How Theodore Roosevelt’s Speech Saved His Life
The presidents on this list all got lucky in one way or another. But perhaps none of them were quite as lucky as Theodore Roosevelt.
On October 14, 1912, the former president — then running for an unprecedented third term under the banner of the Bull Moose Party — set out to give a speech at the Milwaukee Auditorium in Wisconsin. En route, he crossed paths with a mentally ill saloon owner named John Schrank.
For some reason, Schrank had become convinced that Roosevelt had assassinated President William McKinley in 1901. And so Schrank waited with the crowd, then fired at Roosevelt with a Colt revolver.
But even though Schrank’s bullet hit its mark, it also hit Roosevelt’s overcoat, eyeglass case, and 50-page speech, which the former president had tucked inside his breast pocket.
“Don’t hurt him!” Roosevelt, shot in the chest, shouted at the furious crowd. Addressing Schrank, he asked, “What’d you do it for?”
Schrank said nothing, and Roosevelt ordered him away. Then, incredibly, Roosevelt insisted on continuing with his speaking engagement as planned.
“Friends, I shall ask you to be as quiet as possible,” Roosevelt said to the stunned crowd. “I don’t know whether you fully understand that I have just been shot.
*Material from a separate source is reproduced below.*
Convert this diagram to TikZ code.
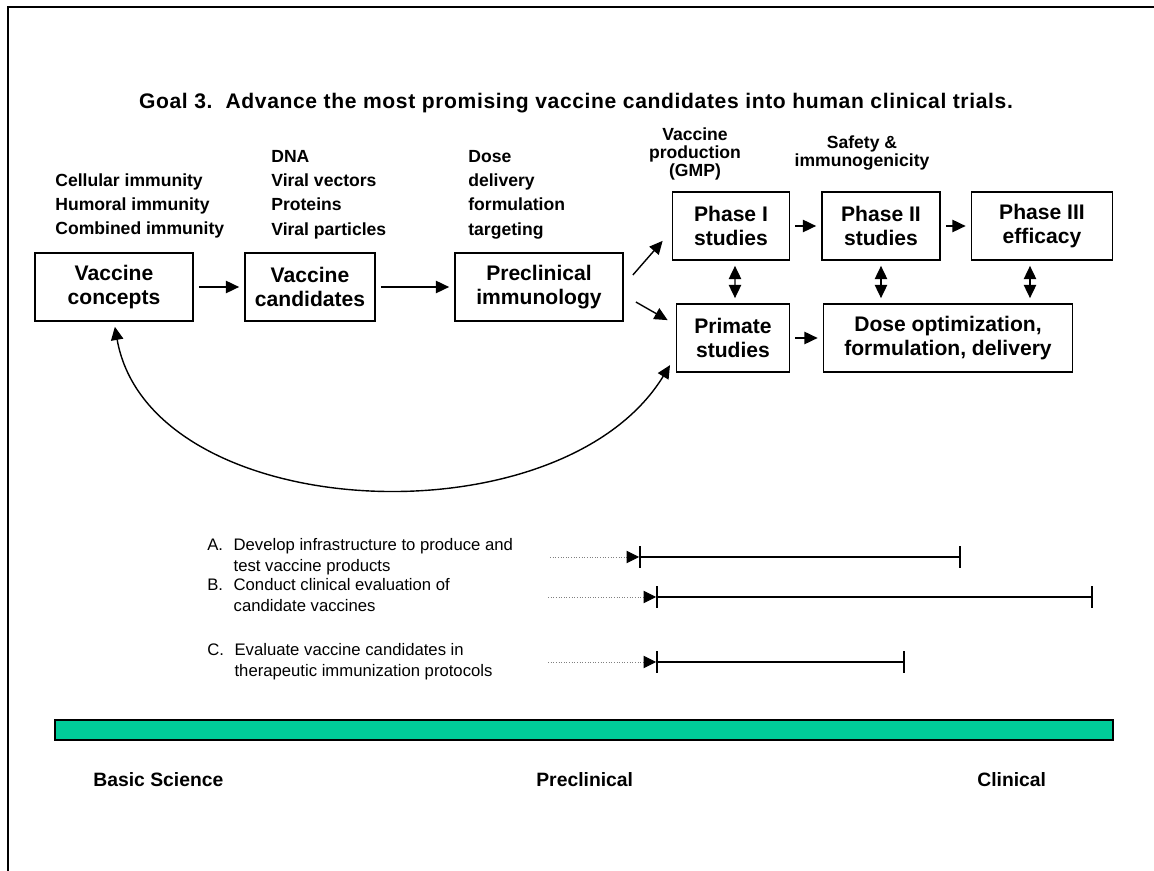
\documentclass[tikz,border=0pt]{standalone}
\usepackage{fontspec}
\setmainfont{Liberation Sans}
\newfontfamily\widesans[LetterSpace=3]{Liberation Sans}
\usepackage{tikz}
\usetikzlibrary{arrows.meta,positioning}
\definecolor{trackgreen}{HTML}{00CC99}

\begin{document}
\begin{tikzpicture}[x=0.02cm,y=-0.02cm,>={Triangle[length=7.5pt,width=7pt]},
  stage/.style={draw,line width=1pt,align=center,inner sep=0pt,minimum height=1.36cm,font=\fontsize{12}{13.6}\selectfont\bfseries},
  note/.style={align=left,anchor=north west,inner sep=0pt,font=\fontsize{10}{13.8}\selectfont\bfseries},
  head/.style={align=center,anchor=north,inner sep=0pt,font=\fontsize{10}{10.3}\selectfont\bfseries},
  link/.style={->,line width=0.8pt,shorten <=0.1cm,shorten >=0.1cm},
  both/.style={<->,line width=0.8pt,shorten <=0.1cm,shorten >=0.1cm},
  lead/.style={-{Triangle[length=7pt,width=7pt,black]},gray,densely dotted,line width=0.5pt},
  span/.style={{Bar[width=12pt]}-{Bar[width=12pt]},line width=1.1pt},
  aim/.style={anchor=west,inner sep=0pt,font=\fontsize{9.5}{11.5}\selectfont},
  phase/.style={anchor=west,inner sep=0pt,font=\fontsize{11}{13}\selectfont\bfseries}]

  \useasboundingbox (0,0) rectangle (1154,871);
  \draw[line width=1.1pt] (1154,7) -- (8,7) -- (8,871);

  \node[font=\widesans\fontsize{12}{13}\selectfont\bfseries] at (576,103) (title) {Goal 3.\ \ Advance the most promising vaccine candidates into human clinical trials.};

  \node[note] at (55,173) (immunity) {Cellular immunity\\Humoral immunity\\Combined immunity};
  \node[note] at (271,150) (platforms) {DNA\\Viral vectors\\Proteins\\Viral particles};
  \node[note] at (468,150) (methods) {Dose\\delivery\\formulation\\targeting};
  \node[head] at (695,127) (production) {Vaccine\\production\\(GMP)};
  \node[head] at (862,135) (safety) {Safety \&\\immunogenicity};

  \node[stage,minimum width=3.16cm] at (114,287) (concepts) {Vaccine\\concepts};
  \node[stage,minimum width=2.6cm] at (310,287) (candidates) {Vaccine\\candidates};
  \node[stage,minimum width=3.36cm] at (539,287) (preclin) {Preclinical\\immunology};
  \node[stage,minimum width=2.34cm] at (731,226) (ph1) {Phase I\\studies};
  \node[stage,minimum width=2.36cm] at (881,226) (ph2) {Phase II\\studies};
  \node[stage,minimum width=2.82cm] at (1042,226) (ph3) {Phase III\\efficacy};
  \node[stage,minimum width=2.26cm] at (733,338) (prim) {Primate\\studies};
  \node[stage,minimum width=4.98cm] at (948,338) (dose) {Dose optimization,\\formulation, delivery};

  \draw[link] (concepts) -- (candidates);
  \draw[link] (candidates) -- (preclin);
  \draw[->,line width=0.8pt] ([shift={(9,-12)}]preclin.east) -- ([shift={(-9,-20)}]ph1.south west);
  \draw[->,line width=0.8pt] ([shift={(12,15)}]preclin.east) -- ([shift={(-8,17)}]prim.north west);
  \draw[link] (ph1) -- (ph2);
  \draw[link] (ph2) -- (ph3);
  \draw[link] (prim) -- (dose);
  \draw[both] ([xshift=0.08cm]ph1.south) -- ([xshift=0.04cm]prim.north);
  \draw[both] (ph2.south) -- (ph2.south |- dose.north);
  \draw[both] ([xshift=-0.24cm]ph3.south) -- ([xshift=-0.24cm]ph3.south |- dose.north);
  \draw[both] (concepts.south) .. controls (150,525) and (560,545) .. ([shift={(-3,-12)}]prim.south west);

  \node[aim] at (207,557) (aimA) {\begin{tabular}{@{}l@{\hspace{6pt}}l@{}}A. & Develop infrastructure to produce and\\ & test vaccine products\end{tabular}};
  \node[aim] at (207,597) (aimB) {\begin{tabular}{@{}l@{\hspace{6pt}}l@{}}B. & Conduct clinical evaluation of\\ & candidate vaccines\end{tabular}};
  \node[aim] at (207,662) (aimC) {\begin{tabular}{@{}l@{\hspace{6pt}}l@{}}C. & Evaluate vaccine candidates in\\ & therapeutic immunization protocols\end{tabular}};

  \coordinate (a0) at (550,557);
  \coordinate (a1) at (639,557);
  \coordinate (a2) at (961,557);
  \coordinate (b0) at (548,597);
  \coordinate (b1) at (656,597);
  \coordinate (b2) at (1093,597);
  \coordinate (c0) at (548,662);
  \coordinate (c1) at (656,662);
  \coordinate (c2) at (905,662);
  \draw[lead] (a0) -- (a1);
  \draw[span] (a1) -- (a2);
  \draw[lead] (b0) -- (b1);
  \draw[span] (b1) -- (b2);
  \draw[lead] (c0) -- (c1);
  \draw[span] (c1) -- (c2);

  \draw[fill=trackgreen,line width=0.6pt] (55,720) rectangle (1113,740);
  \node[phase] at (93,780) (basic) {Basic Science};
  \node[phase] at (536,780) (precl) {Preclinical};
  \node[phase] at (977,780) (clin) {Clinical};
\end{tikzpicture}
\end{document}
But it takes more than that to kill a Bull Moose.”
He unbuttoned his vest to show his bloody shirt and added: “But fortunately I had my manuscript, so you see I was going to make a long speech, and there is a bullet — there is where the bullet went through — and it probably saved me from it going into my heart.”
Though his aides urged him to go to the hospital immediately, Roosevelt promised to give an abbreviated version of his original remarks to the crowd. He then spoke for nearly 90 minutes until he finally agreed to see a doctor.
In the end, Schrank pled guilty to the presidential assassination attempt and lived out the rest of his days in a Wisconsin state asylum.
Though Theodore Roosevelt lost his bid for reelection, he hadn’t lost his life. Still, he carried Schrank’s bullet in his chest until his death in 1919.